なお、「有意な差」の判定法への疑問は別途、質問したほうがいいと思います。サンプルサイズの決定の問題と有意水準の恣意性の問題は関係はありますが別個の問題なので。


5 ● meefla
●16ポイント

ネット上のサイトから、サンプル数算定の根拠となる数式を明記しているものを3つ挙げます。

1. 世論調査に見る統計処理(tak さんの回答#3のリンク先にあるのと同じ式)
2. 統計の基礎的手法
3. Sample Size Calculator(英語。数式はページの下の方)

この3つの数式は、変数名が違うこともあって、ぱっと見だと別物のように見えるかもしれませんが、実は全て同じものです。
分数を約分したり、%表示のままで計算しやすいように改変しているだけで、元は一つの数式であったと推測されます。

どのサイトにも明確な出典は記載されていませんでしたが、Google Scholar でいくつか論文を当たってみると、ウィリアム・G.コクラン (William Gemmell Cochran) が書いた "Sampling Techniques (Third ed. 1977年)" らしいとわかりました。
コクラン氏は、グラスゴー大学とケンブリッジ大学に学び、ハーバード大学などに勤務していた統計学者です。教科書クラスの著書が複数あります。また、「コクランの定理」(Cochran’s theorem)というのもあるようです。

"Sampling Techniques" の全文 PDF がネットに落ちていたので確認してみました。(なお、PDF の所在はググれば簡単に見つかりますが、422ページ・31MB のファイルを細い回線でダウンロードする事になるでしょうから、お勧めはしません)
大元になっている数式のスクリーンショットです。
Chapter 4. The Estimation of Sample Size の P75(PDF では P89)より。
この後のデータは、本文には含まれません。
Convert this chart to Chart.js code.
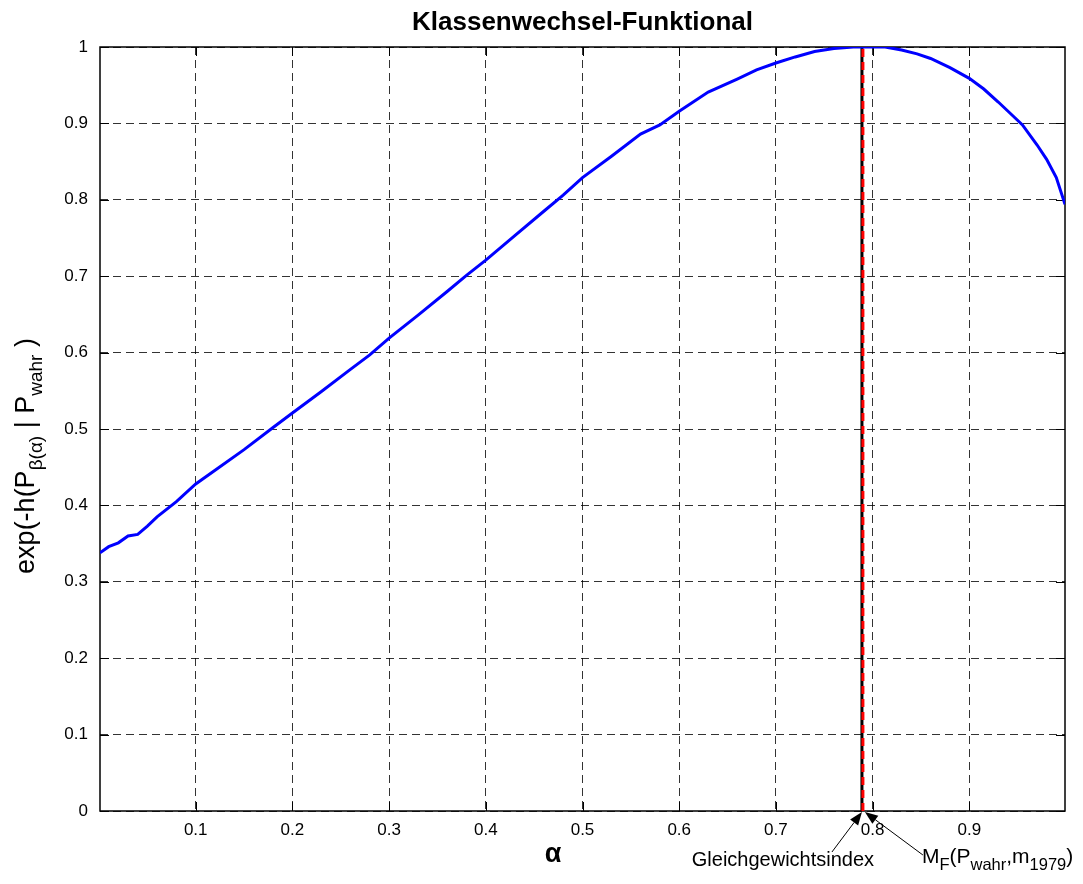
<!DOCTYPE html>
<html>
<head>
<meta charset="utf-8">
<script src="https://cdn.jsdelivr.net/npm/chart.js@4.4.0/dist/chart.umd.min.js"></script>
<style>
  html, body { margin: 0; padding: 0; background: #fff; }
  #wrap { width: 1083px; height: 884px; }
</style>
</head>
<body>
<div id="wrap"><canvas id="chart" width="1083" height="884"></canvas></div>
<script>
// Werte
const alphaValues = [0.001, 0.01, 0.02, 0.03, 0.04, 0.05, 0.06, 0.08, 0.1, 0.12, 0.15, 0.18, 0.2, 0.23, 0.26, 0.28, 0.3,
  0.33, 0.36, 0.38, 0.4, 0.43, 0.46, 0.48, 0.5, 0.53, 0.56, 0.58, 0.6, 0.63, 0.66, 0.68, 0.7, 0.72, 0.74, 0.76, 0.78,
  0.8, 0.813, 0.83, 0.846, 0.86, 0.88, 0.9, 0.915, 0.93, 0.945, 0.955, 0.97, 0.98, 0.99, 0.999];
const funktionalValues = [0.338, 0.346, 0.351, 0.360, 0.362, 0.373, 0.385, 0.405, 0.428, 0.446, 0.473, 0.502, 0.521,
  0.549, 0.578, 0.597, 0.619, 0.649, 0.680, 0.701, 0.721, 0.753, 0.785, 0.806, 0.829, 0.857, 0.886, 0.898, 0.916,
  0.941, 0.958, 0.970, 0.979, 0.987, 0.994, 0.998, 1.0, 1.0, 1.0, 0.996, 0.991, 0.985, 0.973, 0.959, 0.945, 0.928,
  0.910, 0.898, 0.872, 0.853, 0.829, 0.794];

const gleichgewichtsindex = 0.789;   // schwarze Linie
const mfWert = 0.790;                // rote gestrichelte Linie
const lineRange = [0, 1];

const xTicks = [0.1, 0.2, 0.3, 0.4, 0.5, 0.6, 0.7, 0.8, 0.9];
const yTicks = [0, 0.1, 0.2, 0.3, 0.4, 0.5, 0.6, 0.7, 0.8, 0.9, 1];

const titel = 'Klassenwechsel-Funktional';
const FONT = "'Liberation Sans', Arial, Helvetica, sans-serif";

// Text mit Tiefstellungen zeichnen, gibt die Breite zurueck
function richText(ctx, parts, x, y, size, subSize, subShift, measureOnly) {
    let cx = x;
    parts.forEach(p => {
        ctx.font = (p.sub ? subSize : size) + 'px ' + FONT;
        if (!measureOnly) ctx.fillText(p.t, cx, y + (p.sub ? subShift : 0));
        cx += ctx.measureText(p.t).width;
    });
    return cx - x;
}

function arrow(ctx, x1, y1, x2, y2) {
    const ang = Math.atan2(y2 - y1, x2 - x1);
    const len = 13, half = 5;
    const c = Math.cos(ang), s = Math.sin(ang);
    ctx.beginPath();
    ctx.moveTo(x1, y1);
    ctx.lineTo(x2 - c * len, y2 - s * len);
    ctx.lineWidth = 1;
    ctx.strokeStyle = '#000';
    ctx.stroke();
    ctx.beginPath();
    ctx.moveTo(x2, y2);
    ctx.lineTo(x2 - c * len - s * half, y2 - s * len + c * half);
    ctx.lineTo(x2 - c * len + s * half, y2 - s * len - c * half);
    ctx.closePath();
    ctx.fillStyle = '#000';
    ctx.fill();
}

// Rahmen, Ticks nach innen (wie MATLAB), Titel und Beschriftungen
const frame = {
    id: 'frame',
    beforeDatasetsDraw(chart) {
        const { ctx, chartArea: a, scales: { x, y } } = chart;
        ctx.save();
        ctx.strokeStyle = '#000';
        ctx.lineWidth = 1.5;
        ctx.strokeRect(a.left, a.top, a.right - a.left, a.bottom - a.top);
        ctx.lineWidth = 1;
        ctx.beginPath();
        xTicks.forEach(v => {
            const px = Math.round(x.getPixelForValue(v)) + 0.5;
            ctx.moveTo(px, a.bottom); ctx.lineTo(px, a.bottom - 9);
            ctx.moveTo(px, a.top); ctx.lineTo(px, a.top + 9);
        });
        yTicks.forEach(v => {
            const py = Math.round(y.getPixelForValue(v)) + 0.5;
            ctx.moveTo(a.left, py); ctx.lineTo(a.left + 9, py);
            ctx.moveTo(a.right, py); ctx.lineTo(a.right - 9, py);
        });
        ctx.stroke();
        ctx.restore();
    },
    afterDraw(chart) {
        const { ctx, chartArea: a, scales: { x } } = chart;
        ctx.save();
        ctx.fillStyle = '#000';

        // Titel ueber der Achsenmitte
        ctx.font = 'bold 26px ' + FONT;
        ctx.textAlign = 'center';
        ctx.textBaseline = 'middle';
        ctx.fillText(titel, (a.left + a.right) / 2, 23);

        ctx.textBaseline = 'alphabetic';
        // x-Achsenbeschriftung
        ctx.font = 'bold 27px ' + FONT;
        ctx.fillText('\u03b1', 553, 862);

        // y-Achsenbeschriftung (gedreht)
        ctx.textAlign = 'left';
        const yParts = [
            { t: 'exp(-h(P' }, { t: '\u03b2(\u03b1)', sub: true }, { t: ' | P' }, { t: 'wahr', sub: true }, { t: ' )' }
        ];
        const w = richText(ctx, yParts, 0, 0, 27, 19, 8, true);
        ctx.translate(34, 456);
        ctx.rotate(-Math.PI / 2);
        richText(ctx, yParts, -w / 2, 0, 27, 19, 8, false);
        ctx.setTransform(1, 0, 0, 1, 0, 0);

        // Annotationen mit Pfeilen
        const gx = x.getPixelForValue(gleichgewichtsindex);
        const mx = x.getPixelForValue(mfWert);
        arrow(ctx, gx - 30, a.bottom + 41, gx, a.bottom + 1);
        arrow(ctx, mx + 60, a.bottom + 44, mx + 2, a.bottom + 1);

        ctx.textAlign = 'center';
        ctx.font = '20px ' + FONT;
        ctx.fillText('Gleichgewichtsindex', gx - 79, a.bottom + 55);

        ctx.textAlign = 'left';
        richText(ctx, [
            { t: 'M' }, { t: 'F', sub: true }, { t: '(P' }, { t: 'wahr', sub: true }, { t: ',m' },
            { t: '1979', sub: true }, { t: ')' }
        ], mx + 59, a.bottom + 52, 21, 16.5, 7, false);
        ctx.restore();
    }
};

const gridOpts = { color: 'rgba(0,0,0,0.8)', lineWidth: 1, drawTicks: false };
const tickFont = { family: FONT, size: 17 };

new Chart(document.getElementById('chart'), {
    type: 'line',
    data: {
        datasets: [
            {
                label: 'Klassenwechsel-Funktional',
                data: alphaValues.map((a, i) => ({ x: a, y: funktionalValues[i] })),
                borderColor: '#0000ff',
                borderWidth: 3,
                pointRadius: 0,
                tension: 0
            },
            {
                label: 'M_F',
                data: lineRange.map(v => ({ x: mfWert, y: v })),
                borderColor: '#ff0000',
                borderWidth: 3,
                borderDash: [8, 5],
                pointRadius: 0
            },
            {
                label: 'Gleichgewichtsindex',
                data: lineRange.map(v => ({ x: gleichgewichtsindex, y: v })),
                borderColor: '#000000',
                borderWidth: 3,
                pointRadius: 0
            }
        ]
    },
    options: {
        responsive: false,
        animation: false,
        devicePixelRatio: 1,
        layout: { padding: { left: 0, right: 18, top: 47, bottom: 0 } },
        plugins: {
            legend: { display: false },
            tooltip: { enabled: false },
            title: { display: false }
        },
        scales: {
            x: {
                type: 'linear',
                min: 0.001,
                max: 0.999,
                afterBuildTicks: s => { s.ticks = xTicks.map(v => ({ value: v })); },
                afterFit: s => { s.height = 73; },
                grid: gridOpts,
                border: { display: false, dash: [8, 5] },
                ticks: { color: '#000', font: tickFont, padding: 9, callback: v => String(+v.toFixed(1)) }
            },
            y: {
                type: 'linear',
                min: 0,
                max: 1,
                afterBuildTicks: s => { s.ticks = yTicks.map(v => ({ value: v })); },
                afterFit: s => { s.width = 100; },
                grid: gridOpts,
                border: { display: false, dash: [8, 5] },
                ticks: { color: '#000', font: tickFont, padding: 12, callback: v => String(+v.toFixed(1)) }
            }
        }
    },
    plugins: [frame]
});
</script>
</body>
</html>
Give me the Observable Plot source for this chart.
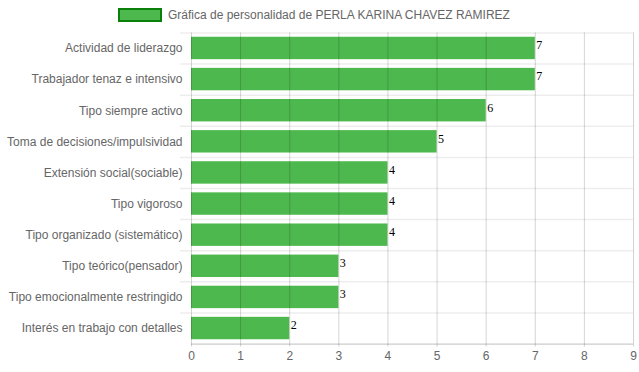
<!DOCTYPE html>
<html>
<head>
<meta charset="utf-8">
<script src="https://cdn.jsdelivr.net/npm/d3@7"></script>
<script src="https://cdn.jsdelivr.net/npm/@observablehq/plot@0.6"></script>
<style>
  html, body { margin: 0; padding: 0; background: #fff; }
  #wrap { position: relative; width: 639px; height: 372px; font-family: "Liberation Sans", Arial, sans-serif; }
  #legend { position: absolute; left: 118px; top: 8px; display: flex; align-items: center; font-size: 12px; color: #666; white-space: nowrap; }
  #legend .box { width: 40px; height: 10px; background: #4db84d; border: 2px solid #0a7f0a; margin-right: 6px; }
  #chart { position: absolute; left: 0; top: 0; }
</style>
</head>
<body>
<div id="wrap">
  <div id="chart"></div>
  <div id="legend"><span class="box"></span><span id="legendText"></span></div>
</div>
<script>
const title = "Gráfica de personalidad de PERLA KARINA CHAVEZ RAMIREZ";
const categories = [
  "Actividad de liderazgo",
  "Trabajador tenaz e intensivo",
  "Tipo siempre activo",
  "Toma de decisiones/impulsividad",
  "Extensión social(sociable)",
  "Tipo vigoroso",
  "Tipo organizado (sistemático)",
  "Tipo teórico(pensador)",
  "Tipo emocionalmente restringido",
  "Interés en trabajo con detalles"
];
const values = [7, 7, 6, 5, 4, 4, 4, 3, 3, 2];
const xTicks = [0, 1, 2, 3, 4, 5, 6, 7, 8, 9];

document.getElementById("legendText").textContent = title;

const data = categories.map((c, i) => ({category: c, value: values[i]}));
const halfStep = 31.12 / 2;

const chart = Plot.plot({
  width: 639,
  height: 372,
  marginLeft: 191,
  marginRight: 6,
  marginTop: 32.4,
  marginBottom: 28.4,
  style: {fontFamily: "'Liberation Sans', Arial, sans-serif", fontSize: "12px", color: "#666", background: "#fff"},
  x: {domain: [0, 9], ticks: xTicks, label: null},
  y: {domain: categories, paddingInner: 0.28, paddingOuter: 0.14, round: false, label: null},
  marks: [
    Plot.ruleY(categories, {y: d => d, dy: -halfStep, stroke: "#000", strokeOpacity: 0.07, strokeWidth: 1.5, insetLeft: -11}),
    Plot.barX(data, {y: "category", x: "value", fill: "#4db84d"}),
    Plot.ruleX(xTicks, {x: d => d, stroke: "#000", strokeOpacity: 0.17, insetBottom: -3}),
    Plot.ruleY([categories[categories.length - 1]], {y: d => d, dy: halfStep, stroke: "#000", strokeOpacity: 0.25}),
    Plot.text(data, {y: "category", x: "value", text: d => String(d.value), textAnchor: "start", dx: 1, dy: -3, fill: "#000", fontFamily: "'Liberation Serif', 'Times New Roman', serif", fontSize: 12}),
    Plot.axisY({tickSize: 0, tickPadding: 9, fill: "#666", fontSize: 12}),
    Plot.axisX({ticks: xTicks, tickSize: 0, tickPadding: 7, fill: "#666", fontSize: 12, tickFormat: d => String(d)})
  ]
});
document.getElementById("chart").appendChild(chart);
</script>
</body>
</html>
f:id:meefla:20151007190740j:image

ここに至る前に Q=(1-P) と定義されていますので、PQ は P(1-P) という上記サイトの 2. や 3. の数式にある要素になり、式を変形して検証していくのも楽でしょう。1. のサイトの数式にある P(100-P) は、前記した%表示用の改変版です。

これらの数式からわかる事は、

10万人以上の集団の世論調査には1500ほどで十分,2000人調べたらお釣りがくる

世論調査に見る統計処理

です。ただし前提条件として信頼度95%・精度±2.5%というのが付きます。また、人数は調査した人の人数ではなく回答した人の人数であるという点にも注意が必要と思われます(有効回答数で判断)。

直近の世論調査の例を見てみると、TBS「世論調査」 では

有効回答数:1200
最大想定誤差:±2.8%

となっています。厳密に言えば、±2.8%なら1225人の有効回答数が必要ですが、±3%なら1068人で良いわけで、目くじらを立てる程の問題ではないでしょう。

以上、お役に立てることを祈りつつ。